1 small head cauliflower, cut into small florets

olive oil

1 tsp Mural of Flavor (Penzeys) or other lemony herb spice

3 oz thin sliced salami, cut in fourths

1 small onion, chopped

1 Tbs butter

½ Tbs chicken soup starter

1 Tbs flour

¾ cup white wine

1 ½ Tbs Dijon mustard

2 oz goat cheese

¼ cup grated Parmesan

¾ cup breadcrumbs (I crisp up old French bread with olive oil and shallot salt)

Preheat oven to 400 and put a pot of water on to boil.

Toss cauliflower with salt, olive oil and Mural of Flavor. Spread out on baking sheet and roast for 15 minutes.

Add pasta to boiling, salted water and cook until al dente, about 9 minutes.

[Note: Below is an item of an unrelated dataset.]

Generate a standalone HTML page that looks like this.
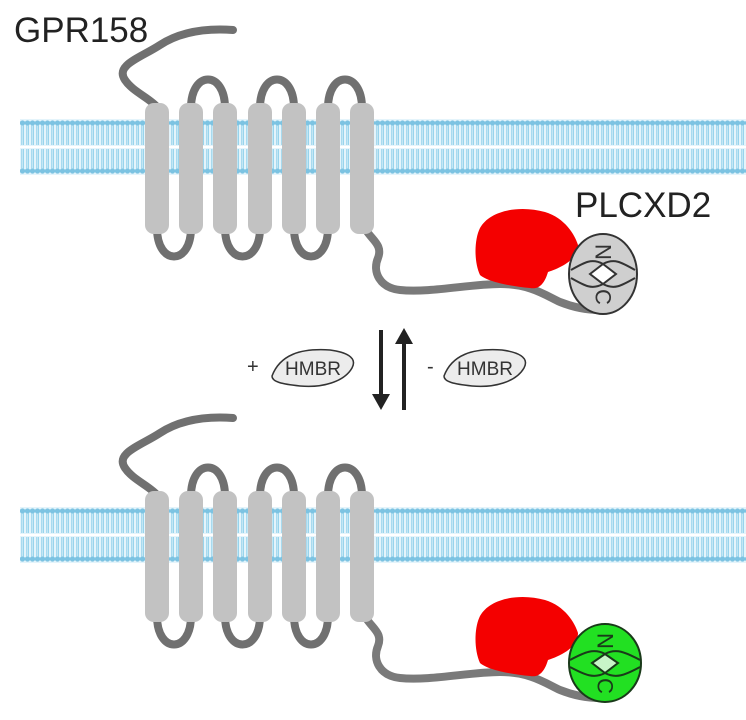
<!DOCTYPE html>
<html><head><meta charset="utf-8"><style>
html,body{margin:0;padding:0;background:#fff;width:746px;height:720px;overflow:hidden}
svg{display:block}
</style></head><body>
<svg width="746" height="720" viewBox="0 0 746 720" xmlns="http://www.w3.org/2000/svg" font-family="Liberation Sans, Arial, sans-serif">
<defs>
<pattern id="lip" x="0" y="119" width="5" height="56" patternUnits="userSpaceOnUse">
<rect x="0" y="0" width="5" height="56" fill="#e4f4fb"/>
<circle cx="2.5" cy="4" r="2.6" fill="#7cc3e2"/>
<circle cx="2.5" cy="52" r="2.6" fill="#7cc3e2"/>
<line x1="1.8" y1="6" x2="1.8" y2="26" stroke="#8fd0ea" stroke-width="1"/>
<line x1="3.4" y1="6" x2="3.4" y2="26" stroke="#8fd0ea" stroke-width="1"/>
<line x1="1.8" y1="30" x2="1.8" y2="50" stroke="#8fd0ea" stroke-width="1"/>
<line x1="3.4" y1="30" x2="3.4" y2="50" stroke="#8fd0ea" stroke-width="1"/>
</pattern>
<g id="receptor">
<path d="M233,30 C205,28 180,32 160,45 C140,58 115,65 125,80 C133,92 150,98 158,108" fill="none" stroke="#707070" stroke-width="8" stroke-linecap="round"/>
<path d="M191,108 C191,70 225,70 225,108" fill="none" stroke="#707070" stroke-width="8"/>
<path d="M260,108 C260,70 294,70 294,108" fill="none" stroke="#707070" stroke-width="8"/>
<path d="M328,108 C328,70 362,70 362,108" fill="none" stroke="#707070" stroke-width="8"/>
<path d="M157,228 C157,266 191,266 191,228" fill="none" stroke="#707070" stroke-width="8"/>
<path d="M225,228 C225,266 260,266 260,228" fill="none" stroke="#707070" stroke-width="8"/>
<path d="M294,228 C294,266 328,266 328,228" fill="none" stroke="#707070" stroke-width="8"/>
<path d="M366,230 C372,240 383,245 378,258 C372,272 380,288 400,290 C430,293 470,284 500,284 C530,284 545,295 560,302 C575,308 590,310 600,310" fill="none" stroke="#7a7a7a" stroke-width="8" stroke-linecap="round"/>
</g>
<g id="rods" fill="#c2c2c2">
<rect x="145" y="103" width="24" height="131" rx="9"/>
<rect x="179" y="103" width="24" height="131" rx="9"/>
<rect x="213" y="103" width="24" height="131" rx="9"/>
<rect x="248" y="103" width="24" height="131" rx="9"/>
<rect x="282" y="103" width="24" height="131" rx="9"/>
<rect x="316" y="103" width="24" height="131" rx="9"/>
<rect x="350" y="103" width="24" height="131" rx="9"/>
</g>
<path id="red" d="M480,228 C490,210 520,205 545,212 C565,218 575,235 578,245 C578,260 560,268 548,272 C545,282 540,290 530,288 C510,286 488,282 480,275 C474,262 474,240 480,228 Z" fill="#f40000"/>
</defs>

<rect x="20" y="119" width="726" height="56" fill="url(#lip)"/>
<line x1="20" y1="147" x2="746" y2="147" stroke="#fff" stroke-width="2"/>
<use href="#receptor"/>
<use href="#rods"/>
<use href="#red"/>
<g stroke="#333" stroke-width="2" fill="#cfcfcf">
<ellipse cx="603" cy="274" rx="34" ry="40"/>
<path d="M571,270 C585,262 592,258 603,264 C614,258 621,262 635,270" fill="none"/>
<path d="M571,278 C585,286 592,290 603,284 C614,290 621,286 635,278" fill="none"/>
<path d="M590,274 L603,264 L616,274 L603,284 Z" fill="#fff"/>
</g>
<text x="603" y="252" font-size="22" text-anchor="middle" dominant-baseline="central" fill="#333" transform="rotate(90 603 252)">N</text>
<text x="603" y="297" font-size="22" text-anchor="middle" dominant-baseline="central" fill="#333" transform="rotate(90 603 297)">C</text>
<text x="14" y="42" font-size="35" fill="#222">GPR158</text>
<text x="575" y="217" font-size="35" fill="#222">PLCXD2</text>

<text x="247" y="373" font-size="20" fill="#333">+</text>
<path d="M272,376 C280,355 300,348 330,350 C345,352 358,357 352,368 C344,382 322,388 300,386 C282,384 272,382 272,376 Z" fill="#ececec" stroke="#333" stroke-width="1.5"/>
<text x="313" y="375" font-size="19" text-anchor="middle" fill="#333">HMBR</text>
<line x1="381" y1="330" x2="381" y2="398" stroke="#222" stroke-width="4"/>
<path d="M372,394 L381,410 L390,394 Z" fill="#222"/>
<line x1="404" y1="342" x2="404" y2="410" stroke="#222" stroke-width="4"/>
<path d="M395,344 L404,328 L413,344 Z" fill="#222"/>
<text x="427" y="373" font-size="20" fill="#333">-</text>
<path d="M444,376 C452,355 472,348 502,350 C517,352 530,357 524,368 C516,382 494,388 472,386 C454,384 444,382 444,376 Z" fill="#ececec" stroke="#333" stroke-width="1.5"/>
<text x="485" y="375" font-size="19" text-anchor="middle" fill="#333">HMBR</text>

<g transform="translate(0,388)">
<rect x="20" y="119" width="726" height="56" fill="url(#lip)"/>
<line x1="20" y1="147" x2="746" y2="147" stroke="#fff" stroke-width="2"/>
<use href="#receptor"/>
<use href="#rods"/>
<use href="#red"/>
<g stroke="#1a3a1a" stroke-width="2" fill="#22e022">
<ellipse cx="605" cy="275" rx="36" ry="39"/>
<path d="M570,272 C585,264 594,260 605,266 C616,260 625,264 640,272" fill="none"/>
<path d="M570,279 C585,287 594,291 605,285 C616,291 625,287 640,279" fill="none"/>
<path d="M592,275 L605,266 L618,275 L605,285 Z" fill="#c8f5c8"/>
</g>
<text x="605" y="253" font-size="22" text-anchor="middle" dominant-baseline="central" fill="#1a3a1a" transform="rotate(90 605 253)">N</text>
<text x="605" y="298" font-size="22" text-anchor="middle" dominant-baseline="central" fill="#1a3a1a" transform="rotate(90 605 298)">C</text>
</g>
</svg>
</body></html>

Meanwhile, sauté salami in a large high-sided pan in a drizzle of olive oil until crisp.  Remove from pan and add onions.  Cook until soft and then add butter and soup starter.  Once butter and starter melt, add flour and sauté about 2 minutes, then add wine to deglaze pan. Stir in mustard and 1 cup of pasta water.

Remove from heat and melt in goat cheese and Parmesan.

Once pasta and cauliflower are ready, return to heat and add pasta, salami and cauliflower.  Stir in about another ½ cup pasta water, as needed to thin and spread the sauce.

Serve with breadcrumbs and more Parmesan.